Source data

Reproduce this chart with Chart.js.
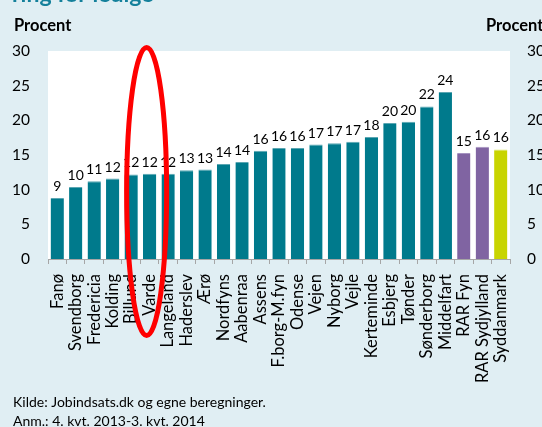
<!DOCTYPE html>
<html>
<head>
<meta charset="utf-8">
<script src="https://cdn.jsdelivr.net/npm/chart.js@4.4.1/dist/chart.umd.min.js"></script>
<style>
html,body{margin:0;padding:0;background:#E0EEF3;}
#wrap{width:542px;height:427px;}
</style>
</head>
<body>
<div id="wrap"><canvas id="c" width="542" height="427"></canvas></div>
<script>
//Data
    var kommuner = ["Fanø", "Svendborg", "Fredericia", "Kolding", "Billund", "Varde", "Langeland",
        "Haderslev", "Ærø", "Nordfyns", "Aabenraa", "Assens", "F.borg-M.fyn", "Odense", "Vejen",
        "Nyborg", "Vejle", "Kerteminde", "Esbjerg", "Tønder", "Sønderborg", "Middelfart",
        "RAR Fyn", "RAR Sydjylland", "Syddanmark"];
    var procent = [8.8, 10.4, 11.2, 11.6, 12.2, 12.3, 12.3, 12.8, 12.9, 13.7, 14.0, 15.6, 16.0,
        16.0, 16.5, 16.7, 16.9, 17.6, 19.6, 19.8, 22.0, 24.1, 15.3, 16.2, 15.8];
    //kommune / rar / region
    var niveau = ["k", "k", "k", "k", "k", "k", "k", "k", "k", "k", "k", "k", "k", "k", "k",
        "k", "k", "k", "k", "k", "k", "k", "rar", "rar", "region"];
    var yTicks = [0, 5, 10, 15, 20, 25, 30];

//Farver
    var farve = {k: "#007A8C", rar: "#8064A2", region: "#C8D400"};
    var kant = {k: "#5AA6B2", rar: "#A592C0", region: "#DCE566"};
    var fnt = "Lato";

//Baggrund, tekster og markering
    var pynt = {
        id: "pynt",
        beforeDraw: function(chart){
            var ctx = chart.ctx, a = chart.chartArea;
            ctx.save();
            ctx.fillStyle = "#E0EEF3";
            ctx.fillRect(0, 0, chart.width, chart.height);
            ctx.fillStyle = "#FFFFFF";
            ctx.fillRect(a.left, a.top, a.right - a.left, a.bottom - a.top);
            ctx.restore();
        },
        afterDatasetsDraw: function(chart){
            var ctx = chart.ctx;
            var meta = chart.getDatasetMeta(0);
            ctx.save();
            ctx.fillStyle = "#000";
            ctx.font = "14px " + fnt;
            ctx.textAlign = "center";
            ctx.textBaseline = "alphabetic";
            meta.data.forEach(function(bar, i){
                ctx.fillText(Math.round(procent[i]), bar.x, bar.y - 7);
            });
            ctx.restore();
        },
        afterDraw: function(chart){
            var ctx = chart.ctx;
            ctx.save();
            //titel (afskåret)
                ctx.fillStyle = "#14809B";
                ctx.font = "bold 23px " + fnt;
                ctx.textBaseline = "alphabetic";
                ctx.fillText("ring for ledige", 12, 2);
            //Procent
                ctx.fillStyle = "#000";
                ctx.font = "bold 16.5px " + fnt;
                ctx.fillText("Procent", 14, 31);
                ctx.fillText("Procent", 486, 31);
            //Kilde
                ctx.font = "14px " + fnt;
                ctx.fillText("Kilde: Jobindsats.dk og egne beregninger.", 13, 407);
                ctx.fillText("Anm.: 4. kvt. 2013-3. kvt. 2014", 13, 426);
            //Rød ellipse om Varde
                var x = chart.scales.x.getPixelForValue(5) - 3;
                ctx.strokeStyle = "#FF0000";
                ctx.lineWidth = 5;
                ctx.beginPath();
                ctx.ellipse(x, 191.5, 20, 144, 0, 0, Math.PI * 2);
                ctx.stroke();
            ctx.restore();
        }
    };

//Graf
    var yAkse = function(pos, pad, w){
        return {
            position: pos,
            min: 0, max: 30,
            afterBuildTicks: function(s){ s.ticks = yTicks.map(function(v){ return {value: v}; }); },
            afterFit: function(s){ s.width = w; },
            grid: {display: false, drawTicks: false},
            border: {display: false},
            ticks: {color: "#000", padding: pad, font: {family: fnt, size: 15.5}}
        };
    };

    new Chart(document.getElementById("c"), {
        type: "bar",
        data: {
            labels: kommuner,
            datasets: [{
                data: procent,
                backgroundColor: niveau.map(function(n){ return farve[n]; }),
                borderColor: niveau.map(function(n){ return kant[n]; }),
                borderWidth: {top: 1, left: 0, right: 0, bottom: 0},
                borderSkipped: "start",
                barPercentage: 0.72,
                categoryPercentage: 1
            }]
        },
        options: {
            responsive: false,
            animation: false,
            devicePixelRatio: 1,
            layout: {padding: {top: 51, left: 0, right: 0, bottom: 0}},
            plugins: {legend: {display: false}, tooltip: {enabled: false}},
            scales: {
                x: {
                    afterFit: function(s){ s.height = 168; },
                    grid: {display: true, drawOnChartArea: false, drawTicks: true, tickLength: 5, color: "#A6A6A6", offset: true},
                    border: {display: true, color: "#A6A6A6"},
                    ticks: {autoSkip: false, maxRotation: 90, minRotation: 90, padding: 10, color: "#000",
                        font: {family: fnt, size: 16.5}}
                },
                y: yAkse("left", 18, 48),
                y2: yAkse("right", 17, 32)
            }
        },
        plugins: [pynt]
    });
</script>
</body>
</html>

Task objective
Images should not appear in the copy; retype the listing above exactly.

Final result
Reproduce this chart with Chart.js.
<!DOCTYPE html>
<html>
<head>
<meta charset="utf-8">
<script src="https://cdn.jsdelivr.net/npm/chart.js@4.4.1/dist/chart.umd.min.js"></script>
<style>
html,body{margin:0;padding:0;background:#E0EEF3;}
#wrap{width:542px;height:427px;}
</style>
</head>
<body>
<div id="wrap"><canvas id="c" width="542" height="427"></canvas></div>
<script>
//Data
    var kommuner = ["Fanø", "Svendborg", "Fredericia", "Kolding", "Billund", "Varde", "Langeland",
        "Haderslev", "Ærø", "Nordfyns", "Aabenraa", "Assens", "F.borg-M.fyn", "Odense", "Vejen",
        "Nyborg", "Vejle", "Kerteminde", "Esbjerg", "Tønder", "Sønderborg", "Middelfart",
        "RAR Fyn", "RAR Sydjylland", "Syddanmark"];
    var procent = [8.8, 10.4, 11.2, 11.6, 12.2, 12.3, 12.3, 12.8, 12.9, 13.7, 14.0, 15.6, 16.0,
        16.0, 16.5, 16.7, 16.9, 17.6, 19.6, 19.8, 22.0, 24.1, 15.3, 16.2, 15.8];
    //kommune / rar / region
    var niveau = ["k", "k", "k", "k", "k", "k", "k", "k", "k", "k", "k", "k", "k", "k", "k",
        "k", "k", "k", "k", "k", "k", "k", "rar", "rar", "region"];
    var yTicks = [0, 5, 10, 15, 20, 25, 30];

//Farver
    var farve = {k: "#007A8C", rar: "#8064A2", region: "#C8D400"};
    var kant = {k: "#5AA6B2", rar: "#A592C0", region: "#DCE566"};
    var fnt = "Lato";

//Baggrund, tekster og markering
    var pynt = {
        id: "pynt",
        beforeDraw: function(chart){
            var ctx = chart.ctx, a = chart.chartArea;
            ctx.save();
            ctx.fillStyle = "#E0EEF3";
            ctx.fillRect(0, 0, chart.width, chart.height);
            ctx.fillStyle = "#FFFFFF";
            ctx.fillRect(a.left, a.top, a.right - a.left, a.bottom - a.top);
            ctx.restore();
        },
        afterDatasetsDraw: function(chart){
            var ctx = chart.ctx;
            var meta = chart.getDatasetMeta(0);
            ctx.save();
            ctx.fillStyle = "#000";
            ctx.font = "14px " + fnt;
            ctx.textAlign = "center";
            ctx.textBaseline = "alphabetic";
            meta.data.forEach(function(bar, i){
                ctx.fillText(Math.round(procent[i]), bar.x, bar.y - 7);
            });
            ctx.restore();
        },
        afterDraw: function(chart){
            var ctx = chart.ctx;
            ctx.save();
            //titel (afskåret)
                ctx.fillStyle = "#14809B";
                ctx.font = "bold 23px " + fnt;
                ctx.textBaseline = "alphabetic";
                ctx.fillText("ring for ledige", 12, 2);
            //Procent
                ctx.fillStyle = "#000";
                ctx.font = "bold 16.5px " + fnt;
                ctx.fillText("Procent", 14, 31);
                ctx.fillText("Procent", 486, 31);
            //Kilde
                ctx.font = "14px " + fnt;
                ctx.fillText("Kilde: Jobindsats.dk og egne beregninger.", 13, 407);
                ctx.fillText("Anm.: 4. kvt. 2013-3. kvt. 2014", 13, 426);
            //Rød ellipse om Varde
                var x = chart.scales.x.getPixelForValue(5) - 3;
                ctx.strokeStyle = "#FF0000";
                ctx.lineWidth = 5;
                ctx.beginPath();
                ctx.ellipse(x, 191.5, 20, 144, 0, 0, Math.PI * 2);
                ctx.stroke();
            ctx.restore();
        }
    };

//Graf
    var yAkse = function(pos, pad, w){
        return {
            position: pos,
            min: 0, max: 30,
            afterBuildTicks: function(s){ s.ticks = yTicks.map(function(v){ return {value: v}; }); },
            afterFit: function(s){ s.width = w; },
            grid: {display: false, drawTicks: false},
            border: {display: false},
            ticks: {color: "#000", padding: pad, font: {family: fnt, size: 15.5}}
        };
    };

    new Chart(document.getElementById("c"), {
        type: "bar",
        data: {
            labels: kommuner,
            datasets: [{
                data: procent,
                backgroundColor: niveau.map(function(n){ return farve[n]; }),
                borderColor: niveau.map(function(n){ return kant[n]; }),
                borderWidth: {top: 1, left: 0, right: 0, bottom: 0},
                borderSkipped: "start",
                barPercentage: 0.72,
                categoryPercentage: 1
            }]
        },
        options: {
            responsive: false,
            animation: false,
            devicePixelRatio: 1,
            layout: {padding: {top: 51, left: 0, right: 0, bottom: 0}},
            plugins: {legend: {display: false}, tooltip: {enabled: false}},
            scales: {
                x: {
                    afterFit: function(s){ s.height = 168; },
                    grid: {display: true, drawOnChartArea: false, drawTicks: true, tickLength: 5, color: "#A6A6A6", offset: true},
                    border: {display: true, color: "#A6A6A6"},
                    ticks: {autoSkip: false, maxRotation: 90, minRotation: 90, padding: 10, color: "#000",
                        font: {family: fnt, size: 16.5}}
                },
                y: yAkse("left", 18, 48),
                y2: yAkse("right", 17, 32)
            }
        },
        plugins: [pynt]
    });
</script>
</body>
</html>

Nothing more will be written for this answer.